Oireachtas Joint and Select Committees

Thursday, 17 February 2022

Joint Oireachtas Committee on Housing, Planning and Local Government

General Scheme of the Monuments and Archaeological Heritage Bill: Department of Housing, Local Government and Heritage

Photo of Richard O'DonoghueRichard O'Donoghue (Limerick County, Independent) | Oireachtas source

Our guests are very welcome, again. My first point concerns conservation officers. We only have one in Limerick. That is Tom Cassidy. We also have Sarah McCutcheon. They are side by side. We have only half a clerical staff equivalent to assist them. How are we going to protect our heritage structures and national monuments if we only have one conservation officer dealing with certain sectors within our local authorities? Our guests have mentioned local authorities. I meet Mr. Cassidy on a regular basis and he is under severe pressure trying to get to all the monuments. He will also be retiring in a short number of years. I am afraid of losing what Mr. Cassidy has. We must bring it to somebody else who can carry it on, or more people, or an office. It is like what our guests were saying about recording the national monuments. We must record what is in these people's heads and the type of information someone like Mr. Cassidy has, and the experience he has so it lives on.

The biggest problem I see for Limerick at the moment is we do not have enough people involved in conservation. It has held up planning permissions and buildings being restored. I was at one during the week that has been held up for a number of years due to conservation. I love my heritage, as our guests probably know well. I love all the monuments that are there and think everything should be protected. However, the lack of investment in an awful lot of structures in Limerick is the cause of them going into disrepair and beyond repair, so they are not being protected. We might look at graveyards. There is no right of way to get to some graveyards in Limerick. There is a graveyard in Limerick where there is a gate that is in private ownership. You cannot get to your loved ones.

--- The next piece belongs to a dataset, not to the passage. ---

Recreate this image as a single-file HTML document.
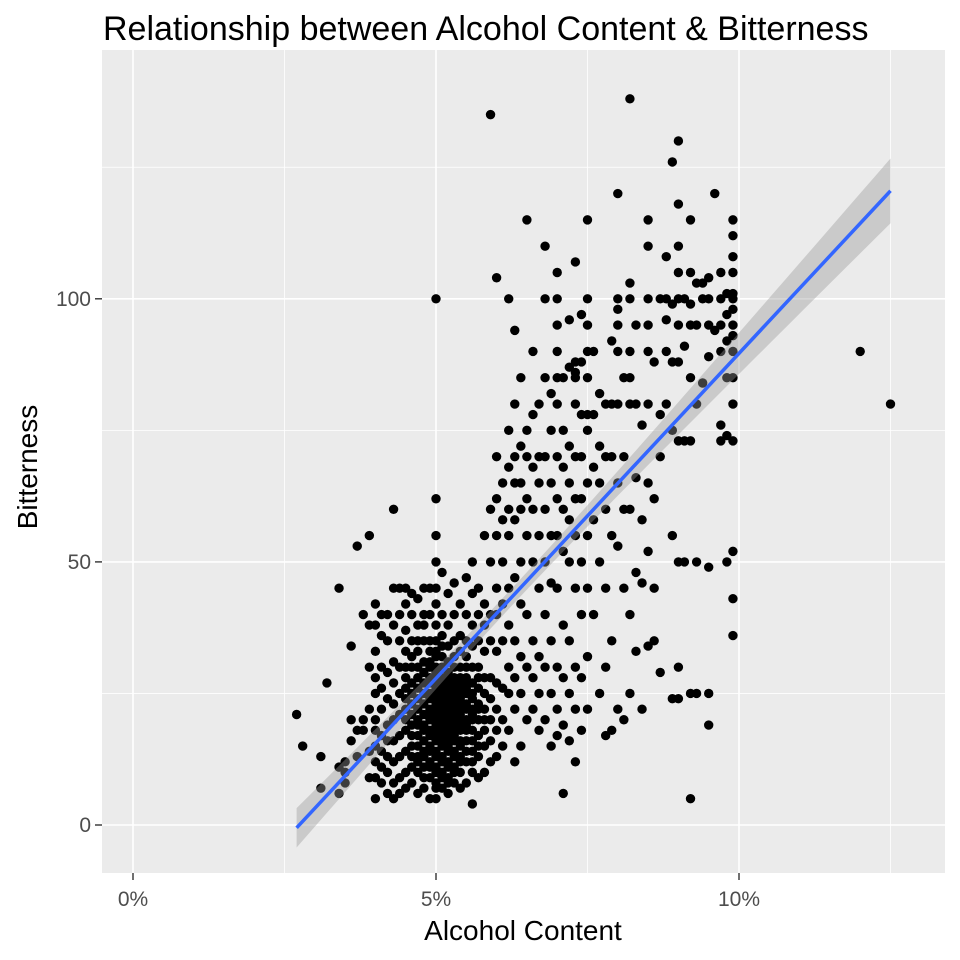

They are historical graveyards that have been there for many generations but we cannot get the right of ways to get to them. There is also the repair of iconic buildings within the graveyards, and of the stone walls that have been there for hundreds of years. They are falling down. What of the repair of those stone structures? Where do we get the extra money for us to repair our structures?

If a building is protected or it is significant to the area, how do we get to a place where if the Heritage Council does not have the money to fix it, we can get somebody else who might want to fix it or repair it in such a way that it can be returned to the streetscape and minimise the conservation needed to save the building? An awful lot of buildings are falling down because they are listed. We can open them up again by retaining the facades and roof structures facing the street and redeveloping the back of them if it is not economically possible to repair them. I want to save our streetscapes, our national heritage and monuments that the public regards as iconic so that we can get everyone in to visit them.

I am also very concerned that there has been no investment in conservation officers and structures that are within the remit. It is through no fault of their own because they cannot get out to help these projects along with the workload they have. What can the Heritage Council do about that?